DATASET CONTENT -
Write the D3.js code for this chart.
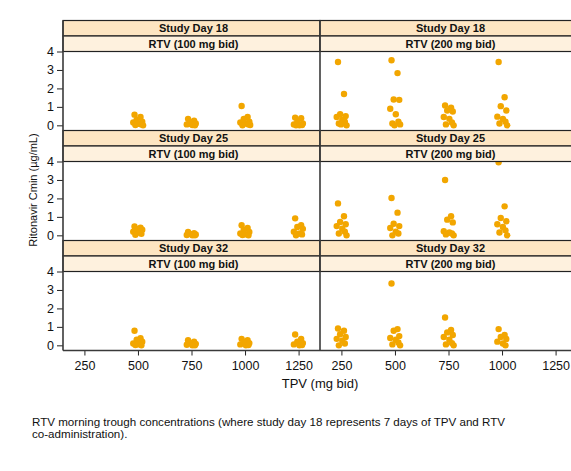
<!DOCTYPE html>
<html>
<head>
<meta charset="utf-8">
<script src="https://cdn.jsdelivr.net/npm/d3@7"></script>
<style>
  body { margin: 0; background: #fff; }
  text { font-family: "Liberation Sans", Arial, sans-serif; }
</style>
</head>
<body>
<svg id="chart"></svg>
<script>
const W = 571, H = 471;
const margin = { top: 20.5, left: 63 };
const panelW = 257;
const stripH = 15.5;
const panelH = 79;
const rowH = 2 * stripH + panelH;

const studyDays = ["Study Day 18", "Study Day 25", "Study Day 32"];
const regimens = ["RTV (100 mg bid)", "RTV (200 mg bid)"];
const doseTicks = [250, 500, 750, 1000, 1250];
const yTicks = [0, 1, 2, 3, 4];
// fixed jitter pattern (mg units) used to spread points at each dose
const jitter = [-16, 12, -6, 20, -22, 4, 16, -12, 24, -2];

// ritonavir Cmin (ug/mL) by TPV dose
const d18_100 = [
  [500, [0.58, 0.45, 0.3, 0.2, 0.15, 0.1, 0.05, 0.02, 0.0, 0.08]],
  [750, [0.35, 0.25, 0.15, 0.1, 0.05, 0.02, 0.0, 0.08]],
  [1000, [1.05, 0.45, 0.35, 0.2, 0.15, 0.1, 0.05, 0.0, 0.02]],
  [1250, [0.42, 0.38, 0.2, 0.1, 0.05, 0.0, 0.02, 0.0]]
];
const d18_200 = [
  [250, [3.43, 1.7, 0.6, 0.5, 0.45, 0.3, 0.2, 0.1, 0.0, 0.05]],
  [500, [3.53, 2.83, 1.4, 1.38, 0.9, 0.6, 0.2, 0.1, 0.05, 0.0]],
  [750, [1.08, 0.95, 0.8, 0.75, 0.45, 0.35, 0.15, 0.05, 0.0]],
  [1000, [3.43, 1.52, 1.04, 0.8, 0.47, 0.35, 0.2, 0.1, 0.0]]
];
const d25_100 = [
  [500, [0.48, 0.42, 0.35, 0.3, 0.2, 0.15, 0.08, 0.03]],
  [750, [0.18, 0.12, 0.08, 0.05, 0.02, 0.0, 0.0]],
  [1000, [0.55, 0.4, 0.3, 0.18, 0.1, 0.05, 0.0, 0.02]],
  [1250, [0.92, 0.55, 0.45, 0.35, 0.2, 0.1, 0.05, 0.0]]
];
const d25_200 = [
  [250, [1.73, 1.03, 0.72, 0.6, 0.5, 0.36, 0.2, 0.1, 0.0]],
  [500, [2.02, 1.23, 0.63, 0.5, 0.4, 0.2, 0.1, 0.0]],
  [750, [3.0, 1.03, 0.85, 0.7, 0.22, 0.15, 0.1, 0.05, 0.0]],
  [1000, [3.96, 1.57, 0.94, 0.76, 0.6, 0.45, 0.27, 0.15, 0.0]]
];
const d32_100 = [
  [500, [0.79, 0.38, 0.3, 0.2, 0.1, 0.05, 0.0, 0.02]],
  [750, [0.28, 0.2, 0.12, 0.08, 0.03, 0.0, 0.0]],
  [1000, [0.35, 0.28, 0.2, 0.12, 0.05, 0.0, 0.02]],
  [1250, [0.59, 0.35, 0.2, 0.12, 0.05, 0.0, 0.02]]
];
const d32_200 = [
  [250, [0.91, 0.79, 0.6, 0.45, 0.35, 0.25, 0.1, 0.0]],
  [500, [3.35, 0.88, 0.79, 0.5, 0.4, 0.3, 0.15, 0.05, 0.0]],
  [750, [1.51, 0.83, 0.7, 0.56, 0.45, 0.3, 0.12, 0.05, 0.0]],
  [1000, [0.88, 0.56, 0.45, 0.34, 0.2, 0.1, 0.0]]
];
const panels = [[d18_100, d18_200], [d25_100, d25_200], [d32_100, d32_200]];

const captionLines = [
  "RTV morning trough concentrations (where study day 18 represents 7 days of TPV and RTV",
  "co-administration)."
];

function init() {
  const svg = d3.select("#chart").attr("width", W).attr("height", H);

  const x = d3.scaleLinear().domain([150, 1350]).range([0, panelW]);
  const y = d3.scaleLinear().domain([-0.28, 4]).range([panelH, 0]);

  studyDays.forEach((day, r) => {
    const rowTop = margin.top + r * rowH;
    regimens.forEach((reg, c) => {
      const g = svg.append("g")
        .attr("transform", `translate(${margin.left + c * panelW}, ${rowTop})`);
      drawPanel(g, panels[r][c], x, y, `clip${r}${c}`);
      drawStrip(g, 0, day, "#fde5c2");
      drawStrip(g, stripH, reg, "#fef1de");
    });

    // y axis on the left
    const ya = svg.append("g")
      .attr("transform", `translate(${margin.left}, ${rowTop + 2 * stripH})`)
      .call(d3.axisLeft(y).tickValues(yTicks).tickFormat(d3.format("d")).tickSize(6).tickPadding(3));
    ya.select(".domain").remove();
    ya.selectAll(".tick line").attr("stroke", "#222");
    ya.selectAll(".tick text").attr("font-size", 12.5).attr("fill", "#111")
      .style("font-family", "Liberation Sans, Arial, sans-serif");
  });

  const gridBottom = margin.top + 3 * rowH;

  // bottom axes
  [0, 1].forEach((c) => {
    const xa = svg.append("g")
      .attr("transform", `translate(${margin.left + c * panelW}, ${gridBottom})`)
      .call(d3.axisBottom(x).tickValues(doseTicks).tickFormat(d3.format("d")).tickSize(5).tickPadding(6));
    xa.select(".domain").remove();
    xa.selectAll(".tick line").attr("stroke", "#222");
    xa.selectAll(".tick text").attr("font-size", 12.5).attr("fill", "#111")
      .style("font-family", "Liberation Sans, Arial, sans-serif");
  });

  // frame lines
  const frame = "#3a3a3a";
  svg.append("line")
    .attr("x1", margin.left).attr("x2", margin.left)
    .attr("y1", margin.top).attr("y2", gridBottom)
    .attr("stroke", frame).attr("stroke-width", 1.6);
  svg.append("line")
    .attr("x1", margin.left + panelW).attr("x2", margin.left + panelW)
    .attr("y1", margin.top).attr("y2", gridBottom)
    .attr("stroke", frame).attr("stroke-width", 1.6);
  svg.append("line")
    .attr("x1", margin.left).attr("x2", margin.left + 2 * panelW)
    .attr("y1", gridBottom).attr("y2", gridBottom)
    .attr("stroke", frame).attr("stroke-width", 1.6);

  // axis titles
  svg.append("text")
    .attr("x", margin.left + panelW).attr("y", 388)
    .attr("text-anchor", "middle").attr("font-size", 13).attr("fill", "#111")
    .text("TPV (mg bid)");
  svg.append("text")
    .attr("transform", `translate(37, 190) rotate(-90)`)
    .attr("text-anchor", "middle").attr("font-size", 11).attr("fill", "#111")
    .text("Ritonavir Cmin (µg/mL)");

  // caption
  svg.append("g").selectAll("text")
    .data(captionLines)
    .join("text")
    .attr("x", 32)
    .attr("y", (d, i) => 426 + i * 12)
    .attr("font-size", 11.6).attr("fill", "#111")
    .text((d) => d);
}

function drawStrip(g, top, label, fill) {
  g.append("rect")
    .attr("x", 0).attr("y", top)
    .attr("width", panelW).attr("height", stripH)
    .attr("fill", fill).attr("stroke", "#222").attr("stroke-width", 1.2);
  g.append("text")
    .attr("x", panelW / 2 + 2).attr("y", top + stripH / 2 + 4)
    .attr("text-anchor", "middle")
    .attr("font-size", 11).attr("font-weight", "bold").attr("fill", "#111")
    .text(label);
}

function drawPanel(g, groups, x, y, clipId) {
  const top = 2 * stripH;
  g.append("clipPath").attr("id", clipId)
    .append("rect").attr("x", 0).attr("y", 0).attr("width", panelW).attr("height", panelH);
  g.append("rect")
    .attr("x", 0).attr("y", top).attr("width", panelW).attr("height", panelH)
    .attr("fill", "#fff");

  const pts = [];
  groups.forEach(([dose, vals]) => {
    vals.forEach((v, i) => pts.push({ dose: dose + jitter[i % jitter.length], v: v }));
  });

  g.append("g")
    .attr("transform", `translate(0, ${top})`)
    .attr("clip-path", `url(#${clipId})`)
    .selectAll("circle")
    .data(pts)
    .join("circle")
    .attr("cx", (d) => x(d.dose))
    .attr("cy", (d) => y(d.v))
    .attr("r", 3.2)
    .attr("fill", "#f2a600");
}

init();
</script>
</body>
</html>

DIRECTION - Pull out all lines containing "chart".

TASK SOLUTION -
Write the D3.js code for this chart.
<svg id="chart"></svg>
  const svg = d3.select("#chart").attr("width", W).attr("height", H);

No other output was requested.